The side on the receiving end of these tactics may employ hardball tactics as well. They may tell the Judge they agree that mediation is pointless. They may tell the opposing counsel that they will not be moving off their demand of $Y unless and until they hear new information, but will likely not be making any further moves off their demand at mediation. They may say that they have no interest in accepting any offer at mediation, because their client wants their day in the courtroom and the justice that will be dispensed by a jury; however, they will, nonetheless, attend the mediation session and listen. They may make an “outrageous” demand and–when a “nuisance” offer is made–they then pack their things and leave muttering how it was an “utter waste of time.”

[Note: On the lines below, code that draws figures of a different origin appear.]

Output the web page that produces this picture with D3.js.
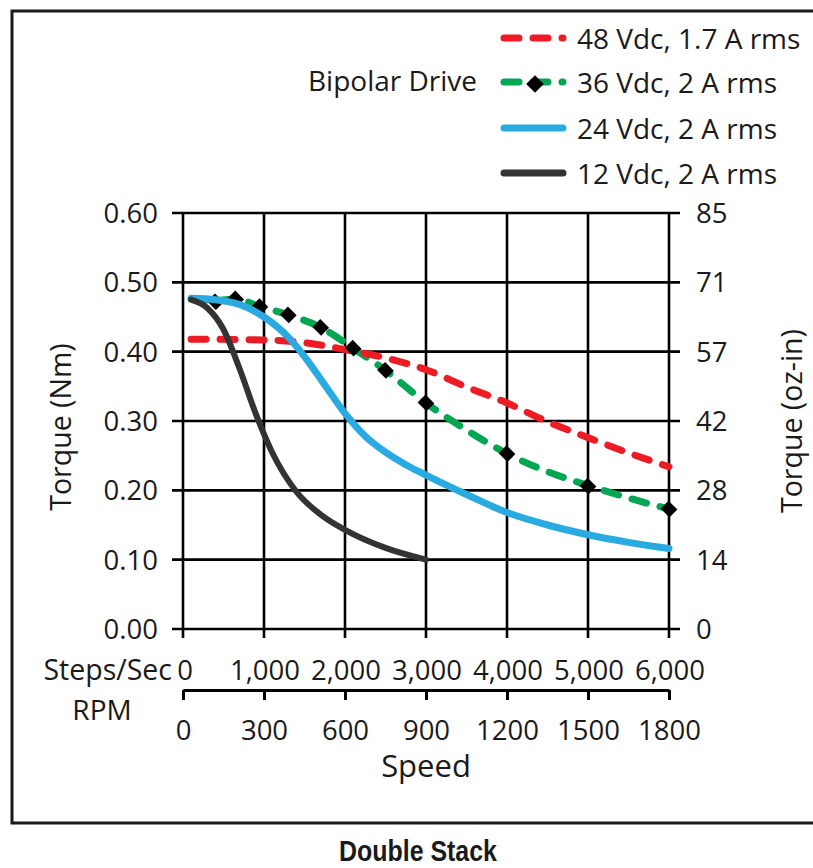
<!DOCTYPE html>
<html>
<head>
<meta charset="utf-8">
<script src="https://cdn.jsdelivr.net/npm/d3@7"></script>
<style>
  body { margin: 0; background: #fff; }
  text { fill: #1a1a1a; }
</style>
</head>
<body>
<svg width="813" height="868"></svg>
<script>
// Series data (speed in steps/sec, torque in Nm)
const steps48 = [100, 1000, 1500, 2000, 2500, 3000, 3500, 4000, 4500, 5000, 5500, 6000];
const torque48 = [0.418, 0.417, 0.413, 0.403, 0.391, 0.374, 0.349, 0.326, 0.299, 0.276, 0.254, 0.234];

const steps36 = [100, 400, 650, 950, 1300, 1700, 2100, 2500, 3000, 3500, 4000, 4500, 5000, 5500, 6000];
const torque36 = [0.476, 0.474, 0.476, 0.465, 0.453, 0.435, 0.405, 0.373, 0.326, 0.287, 0.253, 0.227, 0.207, 0.189, 0.173];
const markerSteps36 = [400, 650, 950, 1300, 1700, 2100, 2500, 3000, 4000, 5000, 6000];
const markerTorque36 = [0.472, 0.476, 0.465, 0.453, 0.435, 0.405, 0.373, 0.326, 0.253, 0.206, 0.173];

const steps24 = [100, 400, 700, 1000, 1300, 1500, 1750, 2000, 2250, 2500, 2750, 3000, 3500, 4000, 4500, 5000, 5500, 6000];
const torque24 = [0.477, 0.475, 0.468, 0.450, 0.421, 0.393, 0.352, 0.311, 0.278, 0.255, 0.237, 0.222, 0.194, 0.168, 0.150, 0.136, 0.125, 0.116];

const steps12 = [100, 300, 500, 700, 900, 1100, 1400, 1700, 2000, 2500, 3000];
const torque12 = [0.475, 0.463, 0.432, 0.375, 0.310, 0.255, 0.198, 0.165, 0.143, 0.117, 0.100];

// Axis ticks and labels
const nmTicks = [0, 0.1, 0.2, 0.3, 0.4, 0.5, 0.6];
const ozLabels = ["0", "14", "28", "42", "57", "71", "85"];
const stepTicks = [0, 1000, 2000, 3000, 4000, 5000, 6000];
const rpmTicks = [0, 300, 600, 900, 1200, 1500, 1800];

const legendLabels = ["48 Vdc, 1.7 A rms", "36 Vdc, 2 A rms", "24 Vdc, 2 A rms", "12 Vdc, 2 A rms"];
const colors = ["#ed1c24", "#00a651", "#29abe2", "#333333"];

const font = "'Open Sans', sans-serif";
const svg = d3.select("svg");

// Outer frame
svg.append("rect")
    .attr("x", 12).attr("y", 11)
    .attr("width", 815).attr("height", 812)
    .attr("fill", "none").attr("stroke", "#1a1a1a").attr("stroke-width", 3);

// Scales
const x = d3.scaleLinear().domain([0, 6000]).range([183, 669]);
const rpm = d3.scaleLinear().domain([0, 1800]).range([183, 669]);
const y = d3.scaleLinear().domain([0, 0.6]).range([629, 213]);

// Grid
const grid = svg.append("g").attr("stroke", "#000").attr("stroke-width", 2.6);
grid.selectAll("line.h")
    .data(nmTicks)
    .join("line")
    .attr("class", "h")
    .attr("x1", x(0) - 11).attr("x2", x(6000) + 11)
    .attr("y1", d => y(d)).attr("y2", d => y(d));
grid.selectAll("line.v")
    .data(stepTicks)
    .join("line")
    .attr("class", "v")
    .attr("x1", d => x(d)).attr("x2", d => x(d))
    .attr("y1", y(0.6)).attr("y2", y(0) + 9);

// helper for plain labels
function label(px, py, str, size, anchor) {
    return svg.append("text")
        .attr("x", px).attr("y", py).attr("dy", "0.36em")
        .attr("text-anchor", anchor || "start")
        .style("font-family", font)
        .style("font-size", size + "px")
        .text(str);
}

// Left and right tick labels
svg.append("g").selectAll("text")
    .data(nmTicks)
    .join("text")
    .attr("x", 158).attr("y", d => y(d))
    .attr("dy", "0.36em")
    .attr("text-anchor", "end")
    .style("font-family", font).style("font-size", "27.5px")
    .text(d => d3.format(".2f")(d));

svg.append("g").selectAll("text")
    .data(nmTicks)
    .join("text")
    .attr("x", 696).attr("y", d => y(d))
    .attr("dy", "0.36em")
    .style("font-family", font).style("font-size", "27.5px")
    .text((d, i) => ozLabels[i]);

// Steps/sec labels
svg.append("g").selectAll("text")
    .data(stepTicks)
    .join("text")
    .attr("x", d => d === 0 ? x(d) + 2 : x(d) + 1)
    .attr("y", 670)
    .attr("dy", "0.36em")
    .attr("text-anchor", "middle")
    .style("font-family", font).style("font-size", "27.5px")
    .text(d => d3.format(",")(d));

// RPM axis
const rpmAxis = svg.append("g")
    .attr("transform", "translate(0,690)")
    .call(d3.axisBottom(rpm).tickValues(rpmTicks).tickFormat(d3.format("d"))
        .tickSize(10).tickSizeOuter(0));
rpmAxis.selectAll("path, line").attr("stroke", "#000").attr("stroke-width", 3);
rpmAxis.selectAll("text")
    .attr("y", 40).attr("dy", "0.36em")
    .style("font-family", font).style("font-size", "27.5px")
    .style("fill", "#1a1a1a");

// Axis titles
label(172, 670, "Steps/Sec", 28.5, "end");
label(102, 710, "RPM", 28, "middle");
label(426, 766, "Speed", 31, "middle");
svg.append("text").attr("transform", "translate(61,427) rotate(-90)").attr("dy", "0.36em")
    .attr("text-anchor", "middle")
    .style("font-family", font).style("font-size", "28.5px")
    .text("Torque (Nm)");
svg.append("text").attr("transform", "translate(792,421) rotate(-90)").attr("dy", "0.36em")
    .attr("text-anchor", "middle")
    .style("font-family", font).style("font-size", "28.5px")
    .text("Torque (oz-in)");

svg.append("text")
    .attr("transform", "translate(418,861) scale(0.86,1)")
    .attr("text-anchor", "middle")
    .style("font-family", "'Liberation Sans', Arial, sans-serif")
    .style("font-weight", "bold").style("font-size", "29px")
    .text("Double Stack");

// Curves
const line = d3.line()
    .x(d => x(d[0]))
    .y(d => y(d[1]))
    .curve(d3.curveMonotoneX);

const zip = (a, b) => a.map((v, i) => [v, b[i]]);

const plot = svg.append("g").attr("fill", "none").attr("stroke-linecap", "round");

plot.append("path")
    .attr("d", line(zip(steps36, torque36)))
    .attr("stroke", colors[1]).attr("stroke-width", 7)
    .attr("stroke-dasharray", "15,14");

plot.append("path")
    .attr("d", line(zip(steps48, torque48)))
    .attr("stroke", colors[0]).attr("stroke-width", 7)
    .attr("stroke-dasharray", "15,14");

const diamond = d3.symbol().type(d3.symbolSquare).size(155);
svg.append("g").selectAll("path")
    .data(zip(markerSteps36, markerTorque36))
    .join("path")
    .attr("d", diamond)
    .attr("transform", d => `translate(${x(d[0])},${y(d[1])}) rotate(45) scale(1,0.9)`)
    .attr("fill", "#000");

const plot2 = svg.append("g").attr("fill", "none").attr("stroke-linecap", "round");
plot2.append("path")
    .attr("d", line(zip(steps24, torque24)))
    .attr("stroke", colors[2]).attr("stroke-width", 7);

plot2.append("path")
    .attr("d", line(zip(steps12, torque12)))
    .attr("stroke", colors[3]).attr("stroke-width", 6);

// Legend
const legendY = [38, 82, 128, 173];
const legend = svg.append("g");
label(308, 81, "Bipolar Drive", 28);

legendLabels.forEach((text, i) => {
    legend.append("line")
        .attr("x1", 504).attr("x2", 563)
        .attr("y1", legendY[i]).attr("y2", legendY[i])
        .attr("stroke", colors[i]).attr("stroke-width", 7)
        .attr("stroke-linecap", "round")
        .attr("stroke-dasharray", i < 2 ? "15,14" : null);
    label(577, legendY[i] + 1, text, 28);
});
legend.append("path")
    .attr("d", diamond)
    .attr("transform", `translate(535,${legendY[1] + 2}) rotate(45)`)
    .attr("fill", "#000");
</script>
</body>
</html>
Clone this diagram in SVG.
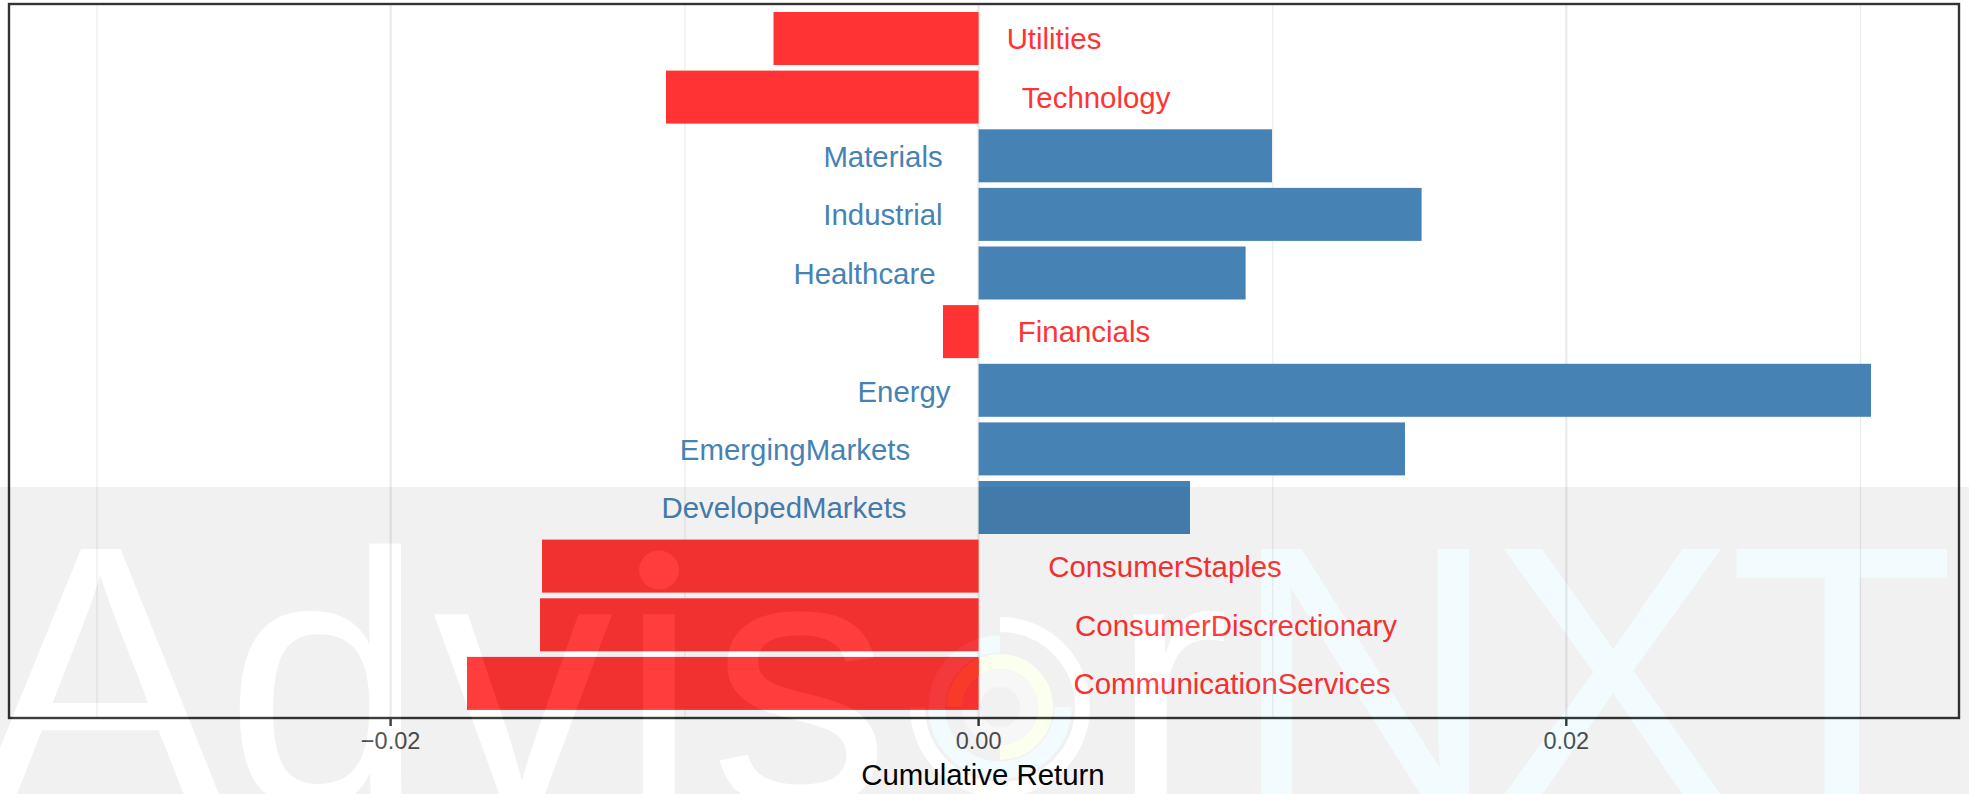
<svg xmlns="http://www.w3.org/2000/svg" width="1969" height="794" viewBox="0 0 1969 794">
<style>
.grid-major{stroke:#ebebeb;stroke-width:2.4;fill:none}
.grid-minor{stroke:#ebebeb;stroke-width:1.2;fill:none}
.neg{fill:#ff3333}
.pos{fill:#4682b4}
text{font-family:"Liberation Sans",Arial,sans-serif}
.lab{font-size:29.4px;text-anchor:middle}
.lab-neg{fill:#ff3333}
.lab-pos{fill:#4682b4}
.tick{font-size:23.5px;fill:#4d4d4d;text-anchor:middle}
.title{font-size:29.4px;fill:#000;text-anchor:middle}
.wm{font-family:"Roboto","Liberation Sans",sans-serif;font-weight:300;font-size:361px;text-anchor:middle}
.wm .cap{font-size:372px}
.ring{fill:none}
</style>
<defs>
<clipPath id="i-stem"><rect x="620" y="610" width="80" height="200"/></clipPath>
<g id="adv" class="wm">
<text class="cap" x="100" y="805">A</text>
<text x="325" y="805">d</text>
<text x="523" y="805">v</text>
<text x="659" y="805" clip-path="url(#i-stem)">i</text>
<ellipse cx="659" cy="570" rx="20" ry="19.5"/>
<text x="800" y="805">s</text>
<text x="1170" y="805">r</text>
</g>
<g id="nxt" class="wm">
<text class="cap" x="1365" y="805">N</text>
<text class="cap" x="1612" y="805">X</text>
<text class="cap" x="1842" y="805">T</text>
</g>
<path id="r-a" d="M1000 624.5A82.5 82.5 0 1 1 917.5 707"/>
<path id="r-b" d="M1063 707A63 63 0 1 1 1000 644"/>
<path id="r-c" d="M954.5 707A45.5 45.5 0 1 1 1000 752.5"/>
<mask id="holes" maskUnits="userSpaceOnUse" x="0" y="487" width="1969" height="307">
<rect x="0" y="487" width="1969" height="307" fill="#fff"/>
<use href="#adv" fill="#000"/>
<use href="#nxt" fill="#000"/>
<use href="#r-a" fill="none" stroke="#000" stroke-width="15"/>
<use href="#r-b" fill="none" stroke="#000" stroke-width="17"/>
<use href="#r-c" fill="none" stroke="#000" stroke-width="15"/>
<circle cx="1000" cy="707" r="29" fill="none" stroke="#999" stroke-width="18"/>
</mask>
<clipPath id="red-bar"><rect x="900" y="656.9" width="78.6" height="53"/></clipPath>
</defs>
<rect x="0" y="0" width="1969" height="794" fill="#fff"/>
<g id="grid">
<path class="grid-minor" d="M97 4V718M685 4V718M1272.8 4V718M1860.5 4V718"/>
<path class="grid-major" d="M390.6 4V718M978.6 4V718M1566.3 4V718"/>
</g>
<g id="bars">
<g id="utilities"><rect class="neg" x="773.5" y="12" width="205.1" height="53"/><text class="lab lab-neg" x="1054" y="49">Utilities</text></g>
<g id="technology"><rect class="neg" x="666" y="70.6" width="312.6" height="53"/><text class="lab lab-neg" x="1096" y="108">Technology</text></g>
<g id="materials"><rect class="pos" x="978.6" y="129.3" width="293.4" height="53"/><text class="lab lab-pos" x="883" y="167">Materials</text></g>
<g id="industrial"><rect class="pos" x="978.6" y="187.9" width="443" height="53"/><text class="lab lab-pos" x="883" y="225">Industrial</text></g>
<g id="healthcare"><rect class="pos" x="978.6" y="246.5" width="267" height="53"/><text class="lab lab-pos" x="864.5" y="284">Healthcare</text></g>
<g id="financials"><rect class="neg" x="943" y="305.1" width="35.6" height="53"/><text class="lab lab-neg" x="1084" y="342">Financials</text></g>
<g id="energy"><rect class="pos" x="978.6" y="363.8" width="892.4" height="53"/><text class="lab lab-pos" x="904" y="401.5">Energy</text></g>
<g id="emergingmarkets"><rect class="pos" x="978.6" y="422.4" width="426.4" height="53"/><text class="lab lab-pos" x="795" y="459.5">EmergingMarkets</text></g>
<g id="developedmarkets"><rect class="pos" x="978.6" y="481" width="211.4" height="53"/><text class="lab lab-pos" x="784" y="518">DevelopedMarkets</text></g>
<g id="consumerstaples"><rect class="neg" x="542" y="539.6" width="436.6" height="53"/><text class="lab lab-neg" x="1165" y="576.5">ConsumerStaples</text></g>
<g id="consumerdiscretionary"><rect class="neg" x="540" y="598.3" width="438.6" height="53"/><text class="lab lab-neg" x="1236" y="635.5">ConsumerDiscrectionary</text></g>
<g id="communicationservices"><rect class="neg" x="467" y="656.9" width="511.6" height="53"/><text class="lab lab-neg" x="1232" y="694">CommunicationServices</text></g>
</g>
<g id="axes">
<rect x="9" y="4" width="1950" height="714" fill="none" stroke="#333" stroke-width="2.4"/>
<path d="M390.6 718V726M978.6 718V726M1566.3 718V726" stroke="#333" stroke-width="2.4" fill="none"/>
<text class="tick" x="390.6" y="749">−0.02</text>
<text class="tick" x="978.6" y="749">0.00</text>
<text class="tick" x="1566.3" y="749">0.02</text>
<text class="title" x="983" y="785">Cumulative Return</text>
</g>
<g id="watermark">
<rect x="0" y="487" width="1969" height="307" fill="#000" fill-opacity="0.055" mask="url(#holes)"/>
<use href="#adv" fill="#fff" fill-opacity="0.05"/>
<use href="#nxt" fill="#00ccff" fill-opacity="0.05"/>
<use href="#r-b" fill="none" stroke="#00ccff" stroke-opacity="0.05" stroke-width="17"/>
<use href="#r-c" fill="none" stroke="#c8ff00" stroke-opacity="0.07" stroke-width="15"/>
<use href="#r-c" fill="none" stroke="#f83a28" stroke-width="15" clip-path="url(#red-bar)"/>
</g>
</svg>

Whether these are truly “tactics” in a given situation to arrive at the desired result is known only to the attorney and client. I have yet to see a successful motion to administer truth serum and the attorney-client privilege otherwise shields the conversations between attorney and client.
This Halloween, as waves of Trick-or-Treaters fill the streets and pile onto neighborhood doorsteps to demand treats, consider a brief experiment in negotiation. Ponder the response you might get if you at first, in jest, refuse to engage in the negotiation by saying, “May I help you?” and feigning surprise, before adding, “Oh, I forgot. Sorry, I don’t have any treats.” Or, how about, “What’s your question again?” Will the child relent, turn and begin to walk away? What if you turn your lights out like professor creepy? What will you hear? What if you were to wait until the children reach your door, then turn off all the lights as they sit wondering on the porch? Will they even knock or ring the doorbell?
When you reveal the charade and do eventually give candy, will a child—like my then-5-year-old son once did to his parents’ chagrin—raise the stakes by declaring, “I like candy X, not candy Y!” Will you say, “Tough” or “Sorry” or dig in for a different piece? Or, might a child employ one of my son’s other tactics: “Can I have 2?” How will you then respond?
As my son has gotten older, he has gotten tougher. I once asked him, “What if someone doesn’t give you candy when you say Trick or Treat tonight?” His response concerned me a little: “You’ll see.”
We take Halloween and its teachable moments about dealing with hardball negotiation tactics for granted. This Halloween is a day to perhaps, in jest, test your negotiation skills a little when faced with the inevitable. And, above all, have fun and be careful out there.